| Task requirements |
Starting at the line containing "Recreate this image", please quote every line up to and including the line containing "const plotLeft = 198, plotRight", exactly, and nothing beyond.

Source code of charts
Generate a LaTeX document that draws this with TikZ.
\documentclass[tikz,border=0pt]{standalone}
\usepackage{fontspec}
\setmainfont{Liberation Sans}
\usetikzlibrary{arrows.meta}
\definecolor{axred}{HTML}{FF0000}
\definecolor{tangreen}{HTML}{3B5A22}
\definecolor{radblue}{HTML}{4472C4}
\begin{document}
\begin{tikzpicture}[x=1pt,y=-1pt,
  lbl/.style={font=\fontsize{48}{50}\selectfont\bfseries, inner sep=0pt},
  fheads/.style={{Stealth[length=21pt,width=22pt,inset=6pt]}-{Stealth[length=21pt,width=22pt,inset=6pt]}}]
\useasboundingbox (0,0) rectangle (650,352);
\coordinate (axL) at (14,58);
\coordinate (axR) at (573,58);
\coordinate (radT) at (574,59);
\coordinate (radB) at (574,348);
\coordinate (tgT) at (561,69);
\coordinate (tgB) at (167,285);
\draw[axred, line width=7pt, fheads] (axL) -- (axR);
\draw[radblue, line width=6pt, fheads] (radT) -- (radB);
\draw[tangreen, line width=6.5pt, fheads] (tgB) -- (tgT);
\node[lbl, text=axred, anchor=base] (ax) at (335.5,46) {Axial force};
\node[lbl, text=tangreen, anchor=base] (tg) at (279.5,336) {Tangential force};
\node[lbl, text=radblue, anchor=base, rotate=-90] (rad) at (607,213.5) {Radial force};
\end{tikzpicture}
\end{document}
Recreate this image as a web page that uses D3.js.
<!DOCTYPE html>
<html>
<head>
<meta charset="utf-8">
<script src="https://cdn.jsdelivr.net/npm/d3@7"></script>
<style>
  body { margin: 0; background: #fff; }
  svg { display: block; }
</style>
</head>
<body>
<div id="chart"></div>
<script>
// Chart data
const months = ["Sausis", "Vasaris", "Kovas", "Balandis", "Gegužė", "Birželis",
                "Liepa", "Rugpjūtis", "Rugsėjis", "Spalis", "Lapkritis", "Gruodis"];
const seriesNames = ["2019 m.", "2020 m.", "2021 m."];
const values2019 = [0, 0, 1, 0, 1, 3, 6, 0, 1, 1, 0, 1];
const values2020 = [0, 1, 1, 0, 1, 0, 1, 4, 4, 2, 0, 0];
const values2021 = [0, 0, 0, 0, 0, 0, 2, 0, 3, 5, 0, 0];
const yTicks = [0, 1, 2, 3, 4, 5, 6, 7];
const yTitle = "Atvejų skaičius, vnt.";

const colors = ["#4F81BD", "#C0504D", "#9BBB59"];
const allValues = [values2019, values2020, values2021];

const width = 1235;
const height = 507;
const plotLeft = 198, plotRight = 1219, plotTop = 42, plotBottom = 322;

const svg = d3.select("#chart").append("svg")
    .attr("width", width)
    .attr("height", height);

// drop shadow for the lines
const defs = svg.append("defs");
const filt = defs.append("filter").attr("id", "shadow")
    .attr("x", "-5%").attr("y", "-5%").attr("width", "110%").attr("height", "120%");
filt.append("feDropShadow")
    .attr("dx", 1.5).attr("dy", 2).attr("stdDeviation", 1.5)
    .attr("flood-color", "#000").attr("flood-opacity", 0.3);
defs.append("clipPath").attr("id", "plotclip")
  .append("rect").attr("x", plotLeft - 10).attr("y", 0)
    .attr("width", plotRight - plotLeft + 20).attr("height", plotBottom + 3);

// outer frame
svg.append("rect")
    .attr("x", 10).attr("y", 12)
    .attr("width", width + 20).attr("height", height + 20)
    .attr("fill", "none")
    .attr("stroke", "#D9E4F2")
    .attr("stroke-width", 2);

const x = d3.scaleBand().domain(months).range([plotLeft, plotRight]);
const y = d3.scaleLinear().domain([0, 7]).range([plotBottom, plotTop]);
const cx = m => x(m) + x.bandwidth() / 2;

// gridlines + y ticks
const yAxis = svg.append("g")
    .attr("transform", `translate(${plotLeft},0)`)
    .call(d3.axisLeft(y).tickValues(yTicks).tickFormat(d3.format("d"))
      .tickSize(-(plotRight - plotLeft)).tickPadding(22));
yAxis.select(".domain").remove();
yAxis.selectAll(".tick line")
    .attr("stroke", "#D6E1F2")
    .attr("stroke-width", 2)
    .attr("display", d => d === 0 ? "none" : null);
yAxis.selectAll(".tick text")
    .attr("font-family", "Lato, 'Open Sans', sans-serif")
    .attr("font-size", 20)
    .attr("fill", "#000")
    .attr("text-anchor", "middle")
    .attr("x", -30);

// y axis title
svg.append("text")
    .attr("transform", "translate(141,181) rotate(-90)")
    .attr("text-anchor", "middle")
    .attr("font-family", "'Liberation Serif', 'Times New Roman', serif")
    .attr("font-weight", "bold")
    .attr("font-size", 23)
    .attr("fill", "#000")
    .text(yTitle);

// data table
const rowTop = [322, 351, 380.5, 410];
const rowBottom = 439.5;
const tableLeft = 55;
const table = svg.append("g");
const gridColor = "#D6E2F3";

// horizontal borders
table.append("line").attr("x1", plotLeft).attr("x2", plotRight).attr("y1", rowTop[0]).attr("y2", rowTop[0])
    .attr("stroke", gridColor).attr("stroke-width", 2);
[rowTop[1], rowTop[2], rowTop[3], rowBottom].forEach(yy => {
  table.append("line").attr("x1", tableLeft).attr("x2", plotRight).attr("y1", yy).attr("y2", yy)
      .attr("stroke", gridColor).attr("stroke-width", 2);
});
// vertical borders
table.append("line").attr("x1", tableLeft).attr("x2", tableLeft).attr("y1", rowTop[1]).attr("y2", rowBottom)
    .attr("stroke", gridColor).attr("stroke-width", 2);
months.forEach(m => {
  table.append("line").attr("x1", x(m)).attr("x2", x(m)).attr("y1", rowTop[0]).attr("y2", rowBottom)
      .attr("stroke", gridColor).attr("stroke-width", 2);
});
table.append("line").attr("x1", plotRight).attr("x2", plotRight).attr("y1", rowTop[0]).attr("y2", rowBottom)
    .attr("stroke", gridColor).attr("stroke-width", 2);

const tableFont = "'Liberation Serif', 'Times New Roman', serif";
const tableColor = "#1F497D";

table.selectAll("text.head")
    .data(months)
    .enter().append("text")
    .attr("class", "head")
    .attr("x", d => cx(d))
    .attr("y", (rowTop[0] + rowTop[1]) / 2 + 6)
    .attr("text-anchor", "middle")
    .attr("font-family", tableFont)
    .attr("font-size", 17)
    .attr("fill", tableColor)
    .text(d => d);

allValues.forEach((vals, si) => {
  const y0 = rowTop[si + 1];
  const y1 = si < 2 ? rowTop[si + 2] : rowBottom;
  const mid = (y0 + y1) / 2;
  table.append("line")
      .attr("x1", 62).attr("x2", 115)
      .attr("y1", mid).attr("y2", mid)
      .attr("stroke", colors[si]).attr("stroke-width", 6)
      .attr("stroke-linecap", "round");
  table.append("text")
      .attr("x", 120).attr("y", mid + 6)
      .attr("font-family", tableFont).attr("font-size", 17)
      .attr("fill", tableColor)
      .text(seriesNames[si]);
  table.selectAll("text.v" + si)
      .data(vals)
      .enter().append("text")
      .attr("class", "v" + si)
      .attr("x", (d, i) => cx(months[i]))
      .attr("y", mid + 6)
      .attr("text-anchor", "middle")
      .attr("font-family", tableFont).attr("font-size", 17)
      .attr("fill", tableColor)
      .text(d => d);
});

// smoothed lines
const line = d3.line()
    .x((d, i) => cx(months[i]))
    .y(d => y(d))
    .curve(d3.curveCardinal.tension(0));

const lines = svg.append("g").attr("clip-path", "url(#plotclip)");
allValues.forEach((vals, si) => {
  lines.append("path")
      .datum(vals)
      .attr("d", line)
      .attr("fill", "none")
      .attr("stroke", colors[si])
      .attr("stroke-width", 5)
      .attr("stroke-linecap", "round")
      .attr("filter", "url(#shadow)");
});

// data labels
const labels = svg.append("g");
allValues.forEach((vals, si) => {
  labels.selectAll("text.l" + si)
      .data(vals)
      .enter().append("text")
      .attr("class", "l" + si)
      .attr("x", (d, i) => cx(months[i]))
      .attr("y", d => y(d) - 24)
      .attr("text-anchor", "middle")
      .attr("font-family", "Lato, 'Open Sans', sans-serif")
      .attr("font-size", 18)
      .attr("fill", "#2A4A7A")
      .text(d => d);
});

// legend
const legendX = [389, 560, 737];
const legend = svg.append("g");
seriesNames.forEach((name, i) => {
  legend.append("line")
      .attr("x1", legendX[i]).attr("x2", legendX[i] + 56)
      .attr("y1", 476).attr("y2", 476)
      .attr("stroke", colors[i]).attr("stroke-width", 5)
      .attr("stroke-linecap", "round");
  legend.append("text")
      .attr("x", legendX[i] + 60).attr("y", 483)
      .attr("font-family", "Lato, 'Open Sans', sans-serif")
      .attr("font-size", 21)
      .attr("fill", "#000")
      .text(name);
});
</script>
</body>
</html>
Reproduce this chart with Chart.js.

| Finished task |
Recreate this image as a web page that uses D3.js.
<!DOCTYPE html>
<html>
<head>
<meta charset="utf-8">
<script src="https://cdn.jsdelivr.net/npm/d3@7"></script>
<style>
  body { margin: 0; background: #fff; }
  svg { display: block; }
</style>
</head>
<body>
<div id="chart"></div>
<script>
// Chart data
const months = ["Sausis", "Vasaris", "Kovas", "Balandis", "Gegužė", "Birželis",
                "Liepa", "Rugpjūtis", "Rugsėjis", "Spalis", "Lapkritis", "Gruodis"];
const seriesNames = ["2019 m.", "2020 m.", "2021 m."];
const values2019 = [0, 0, 1, 0, 1, 3, 6, 0, 1, 1, 0, 1];
const values2020 = [0, 1, 1, 0, 1, 0, 1, 4, 4, 2, 0, 0];
const values2021 = [0, 0, 0, 0, 0, 0, 2, 0, 3, 5, 0, 0];
const yTicks = [0, 1, 2, 3, 4, 5, 6, 7];
const yTitle = "Atvejų skaičius, vnt.";

const colors = ["#4F81BD", "#C0504D", "#9BBB59"];
const allValues = [values2019, values2020, values2021];

const width = 1235;
const height = 507;
const plotLeft = 198, plotRight = 1219, plotTop = 42, plotBottom = 322;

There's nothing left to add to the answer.